Speaking at NAPA’s Asphalt in Depth Conference held in June in Nashville, Corrigan did issue a disclaimer about the products listed on the website, ranging from emulsions to mixing systems, sourced from long-established suppliers and market newcomers alike. “The one thing I do like to point out is that just because it’s on warmmixasphalt.com does not mean it’s been through any kind of large scrutiny or evaluation whether it’s appropriate technology. A lot of them have had a lot of successes, but the only criterion for us to really list them on the site is the fact that they have their own website that we can link to, to provide people information. We’re not trying to say that we’re endorsing that technology or that it’s a proven technology, just that there is information available.”

Ongoing research, including at the National Center for Asphalt Technology (NCAT) test track at Auburn University in Alabama, is addressing a wide range of questions, reports NAPA and FHWA:

Can warm-mix pavements be opened to traffic quickly after construction?

What are the performance characteristics of these pavements?

In the case of technologies developed in other countries, can they be adapted to the U.S. where climate conditions are often more extreme?

If the production temperature is lower, does that mean that the binder does not age as much?

Will the potential for thermal cracking be reduced?

Will the potential for rutting be different?

Will the contractor have to use a different grade of asphalt binder?

What changes for the mix design procedure will be required?

And will the performance-graded binder in a warm mix perform differently from pavements produced at a higher temperature?
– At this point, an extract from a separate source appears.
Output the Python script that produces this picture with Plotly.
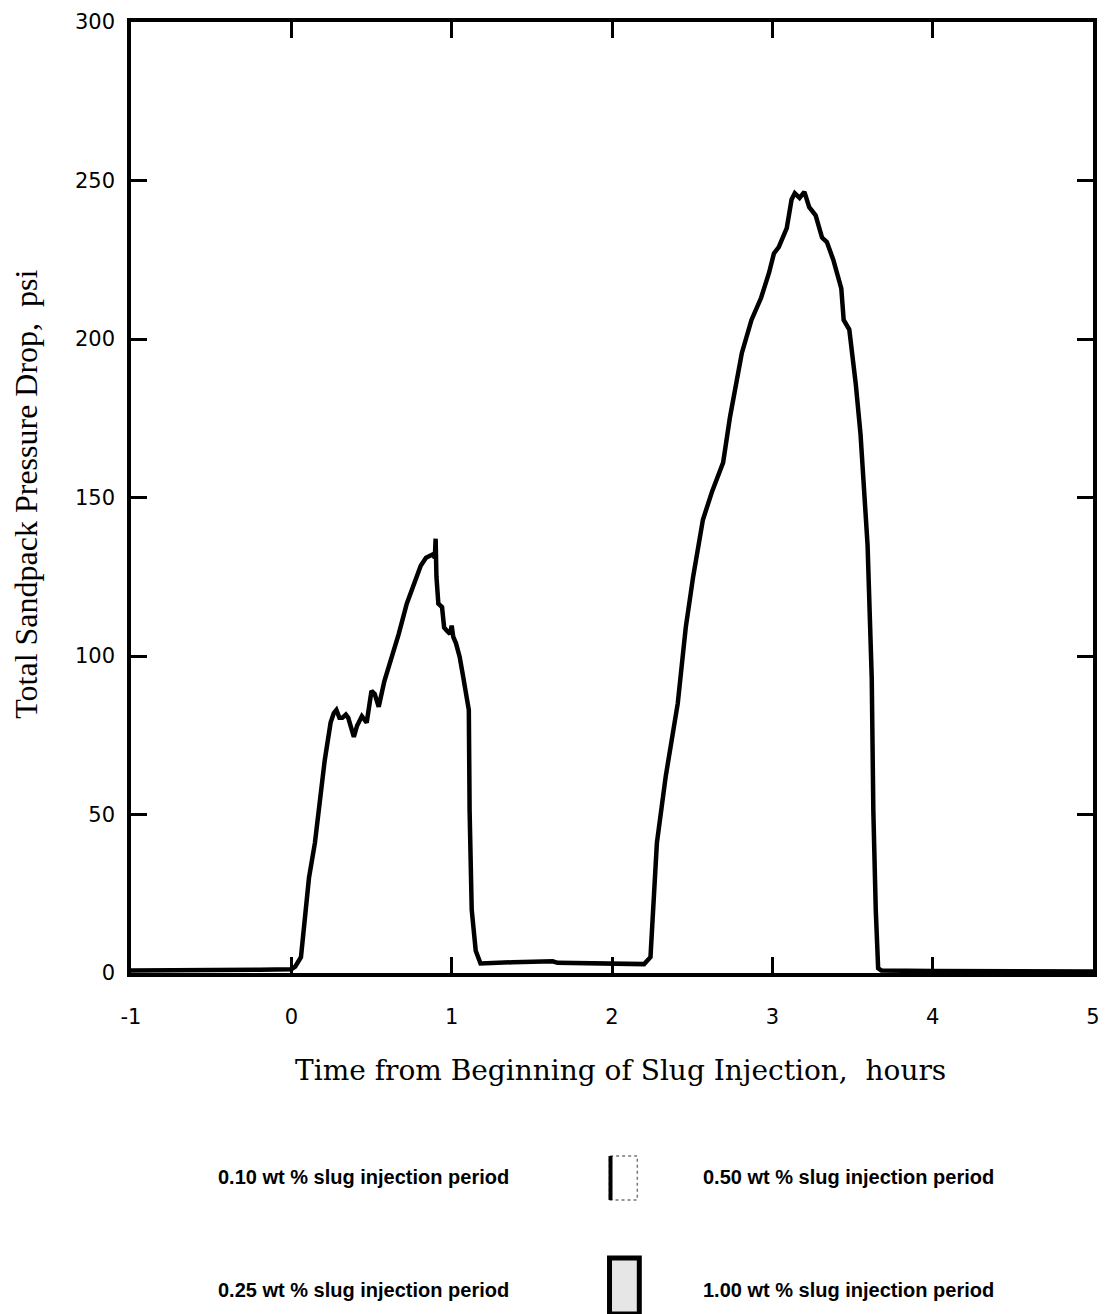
import plotly.graph_objects as go

# ---- data ----
time_h = [-1.0, -0.5, -0.2, 0.0, 0.024, 0.06, 0.086, 0.11, 0.147, 0.17, 0.208, 0.245, 0.265,
          0.281, 0.30, 0.318, 0.34, 0.355, 0.375, 0.39, 0.41, 0.44, 0.47, 0.50, 0.52, 0.545,
          0.58, 0.62, 0.67, 0.72, 0.77, 0.807, 0.84, 0.88, 0.895, 0.90, 0.905, 0.917, 0.94,
          0.953, 0.97, 0.99, 1.0, 1.01, 1.027, 1.05, 1.07, 1.088, 1.107, 1.112, 1.125, 1.15,
          1.18, 1.38, 1.63, 1.66, 1.87, 1.99, 2.1, 2.2, 2.24, 2.255, 2.28, 2.335, 2.41, 2.46,
          2.506, 2.567, 2.625, 2.693, 2.736, 2.81, 2.87, 2.93, 2.98, 3.01, 3.04, 3.09, 3.12,
          3.14, 3.17, 3.20, 3.23, 3.27, 3.31, 3.34, 3.38, 3.43, 3.445, 3.48, 3.52, 3.55, 3.57,
          3.594, 3.62, 3.63, 3.645, 3.66, 3.68, 4.0, 5.0]
dp_psi = [0.8, 0.8, 1.0, 1.2, 2, 5, 20, 30, 41, 51, 67, 79, 82,
          83, 80.5, 80.5, 81.5, 80.5, 77, 74.5, 78, 81, 79, 89, 88, 84,
          92, 98.6, 107, 116.5, 123, 128.5, 131, 132, 131, 137, 125, 116.5, 115.4,
          109, 108, 107, 109.6, 106, 104, 99.7, 94, 88, 83, 51, 20, 7,
          3, 3.4, 3.7, 3.2, 3.0, 3.0, 2.8, 2.8, 5, 20, 41, 62, 85, 109,
          125, 143, 152, 161, 175.4, 195.6, 206, 213, 221, 227, 229, 235, 244,
          246, 244.5, 246.4, 241.6, 239, 232, 230.6, 225, 216, 206, 203, 186, 170, 156,
          135, 93, 51, 20, 1.5, 0.8, 0.6, 0.5]

x_ticks = [-1, 0, 1, 2, 3, 4, 5]
x_ticklabels = ["-1", "0", "1", "2", "3", "4", "5"]
y_ticks = [0, 50, 100, 150, 200, 250, 300]
y_ticklabels = ["0", "50", "100", "150", "200", "250", "300"]

legend_labels = ["0.10 wt % slug injection period", "0.50 wt % slug injection period",
                 "0.25 wt % slug injection period", "1.00 wt % slug injection period"]

x_title = "Time from Beginning of Slug Injection,  hours"
y_title = "Total Sandpack Pressure Drop,  psi"

# ---- layout geometry (pixels) ----
W, H = 1107, 1314
L, R, T, B = 131, 1100, 22, 973


def px(x):
    return (x - L) / (R - L)


def py(y):
    return (B - y) / (B - T)


fig = go.Figure()
fig.add_trace(go.Scatter(x=time_h, y=dp_psi, mode="lines",
                         line=dict(color="black", width=4.5), showlegend=False,
                         hoverinfo="x+y"))

axis_common = dict(showline=True, linecolor="black", linewidth=3.5, mirror="ticks",
                   ticks="inside", ticklen=16, tickwidth=3, tickcolor="black",
                   showgrid=False, zeroline=False,
                   tickfont=dict(family="DejaVu Sans", size=21, color="black"))

fig.update_xaxes(range=[-1, 5], tickvals=x_ticks, ticktext=x_ticklabels,
                 ticklabelstandoff=22, **axis_common)
fig.update_yaxes(range=[0, 300], tickvals=y_ticks, ticktext=y_ticklabels,
                 ticklabelstandoff=8, **axis_common)

annotations = [
    dict(text=x_title, x=px(624), y=py(1070), xref="paper", yref="paper",
         showarrow=False, xanchor="center", yanchor="middle",
         font=dict(family="DejaVu Serif", size=28, color="black")),
    dict(text=y_title, x=px(25), y=py(494), xref="paper", yref="paper",
         showarrow=False, xanchor="center", yanchor="middle", textangle=-90,
         font=dict(family="Liberation Serif", size=32, color="black")),
]

legend_pos = [(217, 1177), (705, 1177), (217, 1290), (705, 1290)]
for lab, (lx, ly) in zip(legend_labels, legend_pos):
    annotations.append(dict(text="<b>" + lab + "</b>", x=px(lx), y=py(ly), xref="paper",
                            yref="paper", showarrow=False, xanchor="left", yanchor="middle",
                            font=dict(family="Liberation Sans", size=20, color="black")))

shapes = [
    # 0.50 wt % swatch: light box with dotted edges and dark left edge
    dict(type="rect", xref="paper", yref="paper", x0=px(613), x1=px(641), y0=py(1200),
         y1=py(1156), fillcolor="white", line=dict(color="#777777", width=1.5, dash="dot")),
    dict(type="line", xref="paper", yref="paper", x0=px(614), x1=px(614), y0=py(1200),
         y1=py(1156), line=dict(color="black", width=4)),
    # 1.00 wt % swatch: dark-bordered box
    dict(type="rect", xref="paper", yref="paper", x0=px(613), x1=px(643), y0=py(1314),
         y1=py(1258), fillcolor="#e6e6e6", line=dict(color="black", width=5)),
]

fig.update_layout(width=W, height=H, margin=dict(l=L, r=W - R, t=T, b=H - B),
                  paper_bgcolor="white", plot_bgcolor="white",
                  annotations=annotations, shapes=shapes, showlegend=False)

fig.write_html("out.html")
“A lot of questions get asked about higher-volume traffic – ‘Are we building warm mix on Interstates?’ – and the answer is, ‘Yes,’” says Corrigan, pointing to established usage in such traffic-heavy states as Texas, Florida and now New York.
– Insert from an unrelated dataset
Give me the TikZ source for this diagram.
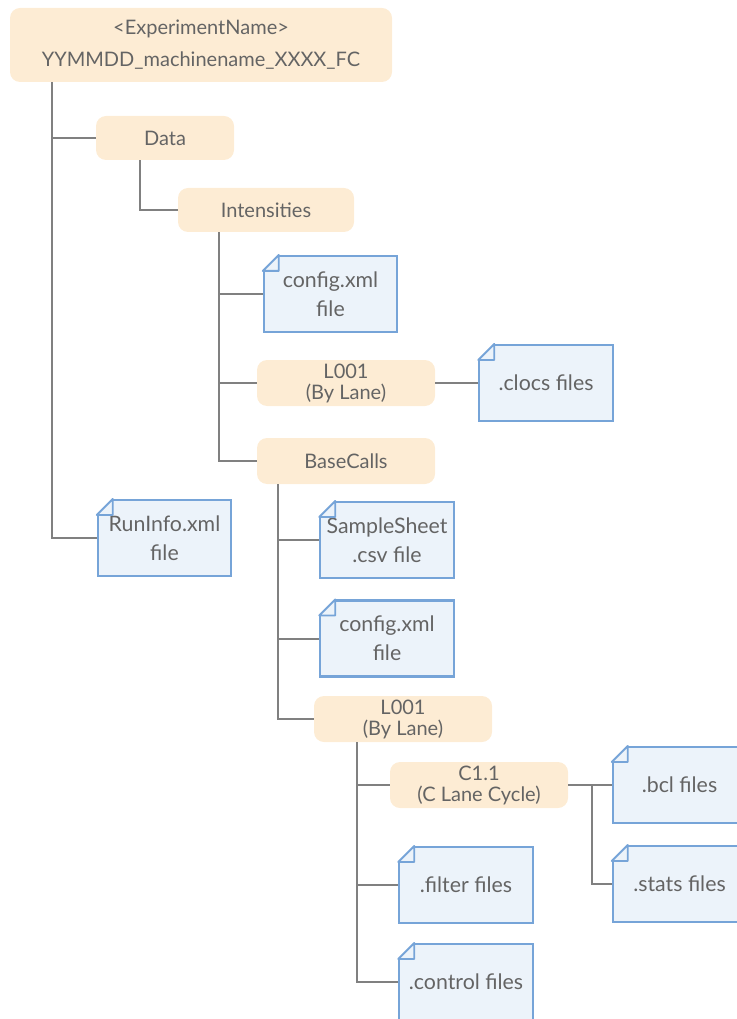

Speaking at the Nashville conference, contractor Mike Law outlined conclusions from a Kentucky evaluation of WMA application, including:

Average densities were equal to if not superior to HMA counterparts.

Temperatures were on average 60 degrees F cooler than HMA control sections.

Workability still seems to be a concern for some contractors.

Actual savings will depend on plant efficiency, fuel prices, additive costs and aggregate moisture.

Average permeability readings were similar in HMA and WMA sections.

And, on average, WMA holds its temperature between the paver and roller better than HMA.

“Quality of warm mix must be as good as or better than HMA, or it is not acceptable,” says Law, of Scotty’s Contracting & Stone, Bowling Green, Ky.

Asphalt production expert Bob Frank of New Jersey-based Compliance Monitoring Service puts ongoing evaluations another way: What are the concerns with HMA? “Quite generally,” he says, “it’s things being where you don’t want them, whether it’s residual moisture in the aggregate where the dryer didn’t adequately dry the mix at the lower production temperatures, or moisture showing up in your baghouse fines due to the lower exhaust temperatures.”

Of the 358 million tons of asphalt produced nationwide last year, about 10 percent was warm mix, says Corrigan. “That was a tremendous increase in percentage from the year before,” he says, “and I think we’re going to continue to see that steady climb.” When he introduced Corrigan to the Nashville gathering, NAPA President Mike Acott called WMA “the future of flexible pavement in the United States.”

A heads-up, says Kentucky contractor Law: “If you’re not doing warm mix today, your competitor is.”